Minimum description length as an objective function for non-negative matrix factorization
This work addresses the challenge of parameter selection in NMF for researchers and practitioners in data analysis, offering a principled alternative to ad-hoc sparsity constraints, though it is incremental as it builds on existing NMF methods.
The paper tackled the problem of selecting parameters and imposing sparsity constraints in non-negative matrix factorization (NMF) by proposing a novel objective function based on the minimum description length (MDL) principle, which automatically balances model complexity and accuracy without extensive parameter tuning, and demonstrated its effectiveness on three heterogeneous datasets and semi-synthetic data.

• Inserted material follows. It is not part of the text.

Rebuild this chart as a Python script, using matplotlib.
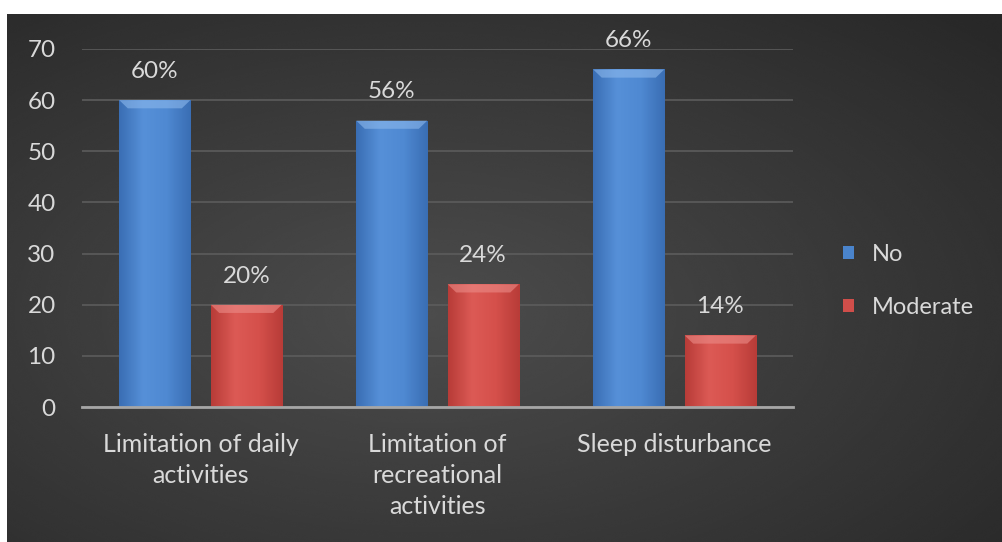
import numpy as np
import matplotlib
matplotlib.use("Agg")
from matplotlib import pyplot as plt
from matplotlib.colors import LinearSegmentedColormap

plt.rcParams['font.family'] = ['Lato', 'DejaVu Sans']

categories = ["Limitation of daily\nactivities", "Limitation of\nrecreational\nactivities", "Sleep disturbance"]
no_values = [60, 56, 66]
moderate_values = [20, 24, 14]
series_names = ["No", "Moderate"]
y_ticks = [0, 10, 20, 30, 40, 50, 60, 70]

txt = '#d9d9d9'

fig = plt.figure(figsize=(10.03, 5.42), dpi=100)
fig.patch.set_facecolor('white')

# dark radial background panel
bg = fig.add_axes([0.007, 0.0, 0.993, 0.974])
bg.set_axis_off()
yy, xx = np.mgrid[0:300, 0:550]
cx, cy = 230, 170
r = np.sqrt(((xx - cx) / 550.0) ** 2 + ((yy - cy) / 300.0) ** 2)
shade = np.clip(0.30 - 0.18 * r, 0.16, 0.30)
bg.imshow(shade, cmap='gray', vmin=0, vmax=1, aspect='auto', extent=[0, 1, 0, 1], interpolation='bicubic')
bg.set_xlim(0, 1)
bg.set_ylim(0, 1)

ax = fig.add_axes([0.0818, 0.249, 0.7088, 0.6606])
ax.set_facecolor('none')
x = np.arange(len(categories))
w = 0.30
off = 0.193

blue_map = LinearSegmentedColormap.from_list('b', ['#3a6eb4', '#5690d8', '#4f89d2', '#3a6eb4'])
red_map = LinearSegmentedColormap.from_list('r', ['#b83c38', '#dc5a55', '#d5504b', '#b83c38'])

def shaded(bars, cmap, top_col):
    grad = np.linspace(0, 1, 64).reshape(1, -1)
    for b in bars:
        x0, y0 = b.get_x(), b.get_y()
        bw, bh = b.get_width(), b.get_height()
        im = ax.imshow(grad, cmap=cmap, aspect='auto', extent=[x0, x0 + bw, y0, y0 + bh], zorder=3)
        im.set_clip_path(b)
        # bevelled top edge
        ax.fill([x0, x0 + bw, x0 + bw * 0.88, x0 + bw * 0.12],
                [y0 + bh, y0 + bh, y0 + bh - 1.6, y0 + bh - 1.6],
                color=top_col, alpha=0.6, zorder=4, lw=0)

b1 = ax.bar(x - off, no_values, w, color='#4a84cc', zorder=2, label=series_names[0])
b2 = ax.bar(x + off, moderate_values, w, color='#d04e4a', zorder=2, label=series_names[1])
shaded(b1, blue_map, '#8cb8ec')
shaded(b2, red_map, '#ec8c88')

for bars, vals in ((b1, no_values), (b2, moderate_values)):
    for b, v in zip(bars, vals):
        ax.text(b.get_x() + b.get_width() / 2, v + 5.6, f"{v}%", ha='center', va='center',
                color=txt, fontsize=17.5)

ax.set_xlim(-0.5, 2.5)
ax.set_ylim(0, 70)
ax.set_yticks(y_ticks)
ax.set_xticks(x)
ax.set_xticklabels(categories, linespacing=1.42)
ax.tick_params(axis='y', length=0, pad=19, labelcolor=txt, labelsize=17.5)
ax.tick_params(axis='x', length=0, pad=19, labelcolor=txt, labelsize=18)
ax.grid(axis='y', color='#5c5c5c', lw=1.2, zorder=0)
for s in ['top', 'right', 'left']:
    ax.spines[s].set_visible(False)
ax.spines['bottom'].set_color('#a6a6a6')
ax.spines['bottom'].set_linewidth(2)
ax.spines['bottom'].set_zorder(5)

leg = ax.legend(loc='center left', bbox_to_anchor=(1.04, 0.352), frameon=False,
                handlelength=0.5, handleheight=0.5, labelspacing=1.35, handletextpad=0.75,
                fontsize=17)
for t in leg.get_texts():
    t.set_color(txt)

fig.savefig('out.png', dpi=100, facecolor=fig.get_facecolor())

Non-negative matrix factorization (NMF) is a dimensionality reduction technique which tends to produce a sparse representation of data. Commonly, the error between the actual and recreated matrices is used as an objective function, but this method may not produce the type of representation we desire as it allows for the complexity of the model to grow, constrained only by the size of the subspace and the non-negativity requirement. If additional constraints, such as sparsity, are imposed the question of parameter selection becomes critical. Instead of adding sparsity constraints in an ad-hoc manner we propose a novel objective function created by using the principle of minimum description length (MDL). Our formulation, MDL-NMF, automatically trades off between the complexity and accuracy of the model using a principled approach with little parameter selection or the need for domain expertise. We demonstrate our model works effectively on three heterogeneous data-sets and on a range of semi-synthetic data showing the broad applicability of our method.